- WHAT IS EXPECTED
Your output is the lines from the first one to the one containing "0.034, 0.039, 0.04]", repeated exactly, with images left out.

- PROVIDED DATA
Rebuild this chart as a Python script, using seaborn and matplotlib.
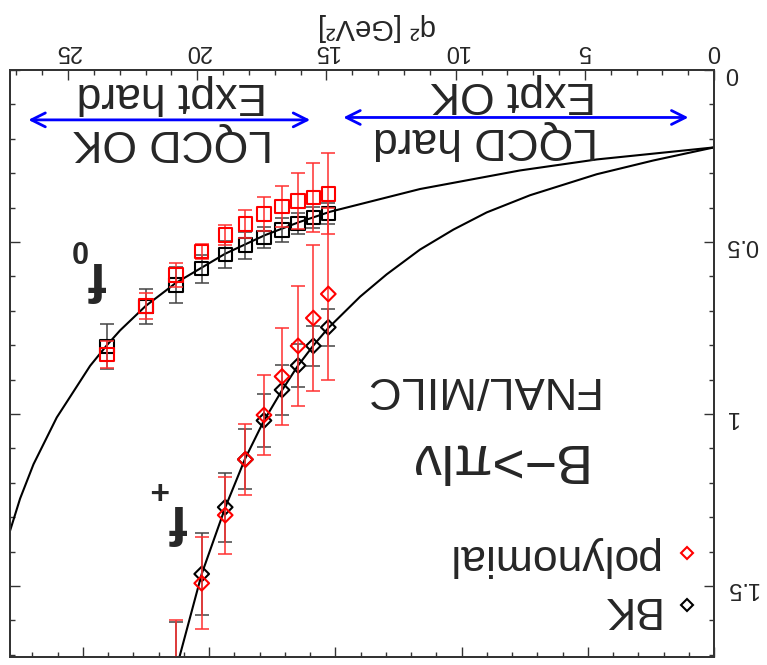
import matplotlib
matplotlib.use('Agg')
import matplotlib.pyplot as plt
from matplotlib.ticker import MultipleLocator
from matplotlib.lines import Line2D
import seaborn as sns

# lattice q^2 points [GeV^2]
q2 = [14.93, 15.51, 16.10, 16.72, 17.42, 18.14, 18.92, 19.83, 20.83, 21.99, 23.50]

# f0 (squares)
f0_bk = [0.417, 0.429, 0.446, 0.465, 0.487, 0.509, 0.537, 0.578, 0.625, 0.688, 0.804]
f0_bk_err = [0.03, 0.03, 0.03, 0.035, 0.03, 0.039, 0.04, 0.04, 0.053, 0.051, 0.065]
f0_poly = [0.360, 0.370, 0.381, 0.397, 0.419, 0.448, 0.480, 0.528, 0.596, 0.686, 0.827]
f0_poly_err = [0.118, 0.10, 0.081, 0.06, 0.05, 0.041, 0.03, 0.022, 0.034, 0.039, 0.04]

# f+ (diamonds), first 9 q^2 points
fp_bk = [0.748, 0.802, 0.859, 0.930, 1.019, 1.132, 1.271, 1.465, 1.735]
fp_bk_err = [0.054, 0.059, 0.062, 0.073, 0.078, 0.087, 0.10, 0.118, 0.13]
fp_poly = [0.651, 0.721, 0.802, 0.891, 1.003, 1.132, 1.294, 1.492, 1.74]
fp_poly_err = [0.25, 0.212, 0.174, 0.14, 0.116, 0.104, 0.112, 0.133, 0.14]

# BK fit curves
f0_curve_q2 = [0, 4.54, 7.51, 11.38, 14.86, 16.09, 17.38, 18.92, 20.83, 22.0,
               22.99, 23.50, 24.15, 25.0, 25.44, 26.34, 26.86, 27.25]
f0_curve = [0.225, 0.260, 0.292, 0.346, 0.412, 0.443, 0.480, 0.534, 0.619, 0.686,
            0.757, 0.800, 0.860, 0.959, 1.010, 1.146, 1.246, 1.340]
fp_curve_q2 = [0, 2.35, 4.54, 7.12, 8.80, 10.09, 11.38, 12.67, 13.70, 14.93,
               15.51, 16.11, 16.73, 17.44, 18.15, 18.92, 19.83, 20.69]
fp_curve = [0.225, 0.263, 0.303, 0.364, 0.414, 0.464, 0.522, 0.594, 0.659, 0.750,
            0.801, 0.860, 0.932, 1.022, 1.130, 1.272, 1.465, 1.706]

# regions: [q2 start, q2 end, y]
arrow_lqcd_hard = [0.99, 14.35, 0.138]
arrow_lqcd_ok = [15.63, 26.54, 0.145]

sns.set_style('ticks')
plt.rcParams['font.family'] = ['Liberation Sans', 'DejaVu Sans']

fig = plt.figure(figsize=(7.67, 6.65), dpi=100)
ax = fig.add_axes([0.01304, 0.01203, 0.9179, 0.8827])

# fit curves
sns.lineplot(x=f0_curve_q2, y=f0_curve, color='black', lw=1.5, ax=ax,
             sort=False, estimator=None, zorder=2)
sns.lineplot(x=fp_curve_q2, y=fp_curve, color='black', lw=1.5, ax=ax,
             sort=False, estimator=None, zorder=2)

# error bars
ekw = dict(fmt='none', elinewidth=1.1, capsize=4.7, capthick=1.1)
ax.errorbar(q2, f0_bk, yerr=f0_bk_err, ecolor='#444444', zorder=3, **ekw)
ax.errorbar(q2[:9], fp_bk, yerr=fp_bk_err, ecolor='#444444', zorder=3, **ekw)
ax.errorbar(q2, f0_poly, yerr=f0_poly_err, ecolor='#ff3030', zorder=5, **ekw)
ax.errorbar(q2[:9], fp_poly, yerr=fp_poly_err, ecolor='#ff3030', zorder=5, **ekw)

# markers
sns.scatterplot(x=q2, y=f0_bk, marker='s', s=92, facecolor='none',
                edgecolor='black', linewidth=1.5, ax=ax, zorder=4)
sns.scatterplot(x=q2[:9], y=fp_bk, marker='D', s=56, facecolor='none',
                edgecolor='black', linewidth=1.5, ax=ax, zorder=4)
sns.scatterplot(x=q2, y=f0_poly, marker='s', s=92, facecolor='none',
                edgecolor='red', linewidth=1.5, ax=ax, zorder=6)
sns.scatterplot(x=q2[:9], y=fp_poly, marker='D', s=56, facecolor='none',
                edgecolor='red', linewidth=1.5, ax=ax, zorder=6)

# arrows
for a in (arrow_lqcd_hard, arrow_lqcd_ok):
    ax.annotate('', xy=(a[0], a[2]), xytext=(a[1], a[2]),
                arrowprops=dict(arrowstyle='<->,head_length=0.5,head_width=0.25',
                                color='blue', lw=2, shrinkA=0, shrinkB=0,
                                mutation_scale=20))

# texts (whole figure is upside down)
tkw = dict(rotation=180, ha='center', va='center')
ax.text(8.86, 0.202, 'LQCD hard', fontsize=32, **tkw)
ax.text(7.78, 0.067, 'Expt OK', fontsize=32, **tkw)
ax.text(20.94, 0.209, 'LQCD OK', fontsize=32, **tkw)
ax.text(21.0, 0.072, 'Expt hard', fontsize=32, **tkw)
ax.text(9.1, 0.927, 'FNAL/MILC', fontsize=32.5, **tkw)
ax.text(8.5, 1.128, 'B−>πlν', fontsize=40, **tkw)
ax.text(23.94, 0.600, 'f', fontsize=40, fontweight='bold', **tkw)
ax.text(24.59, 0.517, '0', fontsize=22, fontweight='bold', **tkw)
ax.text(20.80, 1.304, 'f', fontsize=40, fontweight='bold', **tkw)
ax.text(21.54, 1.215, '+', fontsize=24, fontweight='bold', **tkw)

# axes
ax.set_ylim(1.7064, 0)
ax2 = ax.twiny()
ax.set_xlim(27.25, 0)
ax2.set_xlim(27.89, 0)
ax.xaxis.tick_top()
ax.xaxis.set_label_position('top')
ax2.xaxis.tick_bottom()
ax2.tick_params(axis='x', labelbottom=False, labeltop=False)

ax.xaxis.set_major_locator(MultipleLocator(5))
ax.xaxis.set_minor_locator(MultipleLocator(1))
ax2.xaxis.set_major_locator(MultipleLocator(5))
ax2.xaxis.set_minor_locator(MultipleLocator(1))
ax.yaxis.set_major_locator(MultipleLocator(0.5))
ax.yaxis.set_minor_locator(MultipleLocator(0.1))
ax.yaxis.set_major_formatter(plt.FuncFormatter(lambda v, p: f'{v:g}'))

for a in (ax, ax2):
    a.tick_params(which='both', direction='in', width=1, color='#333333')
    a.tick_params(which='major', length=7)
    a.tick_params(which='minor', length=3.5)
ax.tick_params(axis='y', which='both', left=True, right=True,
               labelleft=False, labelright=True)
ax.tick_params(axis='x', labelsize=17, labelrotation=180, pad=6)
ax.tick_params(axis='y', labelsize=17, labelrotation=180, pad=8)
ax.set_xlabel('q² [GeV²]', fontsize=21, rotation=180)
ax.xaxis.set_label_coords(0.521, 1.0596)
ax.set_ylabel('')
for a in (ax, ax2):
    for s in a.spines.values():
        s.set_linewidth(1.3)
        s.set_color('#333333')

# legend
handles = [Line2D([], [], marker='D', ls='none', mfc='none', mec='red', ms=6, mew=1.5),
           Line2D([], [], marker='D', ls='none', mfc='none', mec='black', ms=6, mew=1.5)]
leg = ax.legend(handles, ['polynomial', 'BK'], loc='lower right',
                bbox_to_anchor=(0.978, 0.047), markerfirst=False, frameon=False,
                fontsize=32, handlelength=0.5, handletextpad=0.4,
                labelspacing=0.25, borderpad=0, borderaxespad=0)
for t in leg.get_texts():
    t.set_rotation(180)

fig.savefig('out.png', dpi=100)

- EXERCISE OUTPUT
Rebuild this chart as a Python script, using seaborn and matplotlib.
import matplotlib
matplotlib.use('Agg')
import matplotlib.pyplot as plt
from matplotlib.ticker import MultipleLocator
from matplotlib.lines import Line2D
import seaborn as sns

# lattice q^2 points [GeV^2]
q2 = [14.93, 15.51, 16.10, 16.72, 17.42, 18.14, 18.92, 19.83, 20.83, 21.99, 23.50]

# f0 (squares)
f0_bk = [0.417, 0.429, 0.446, 0.465, 0.487, 0.509, 0.537, 0.578, 0.625, 0.688, 0.804]
f0_bk_err = [0.03, 0.03, 0.03, 0.035, 0.03, 0.039, 0.04, 0.04, 0.053, 0.051, 0.065]
f0_poly = [0.360, 0.370, 0.381, 0.397, 0.419, 0.448, 0.480, 0.528, 0.596, 0.686, 0.827]
f0_poly_err = [0.118, 0.10, 0.081, 0.06, 0.05, 0.041, 0.03, 0.022, 0.034, 0.039, 0.04]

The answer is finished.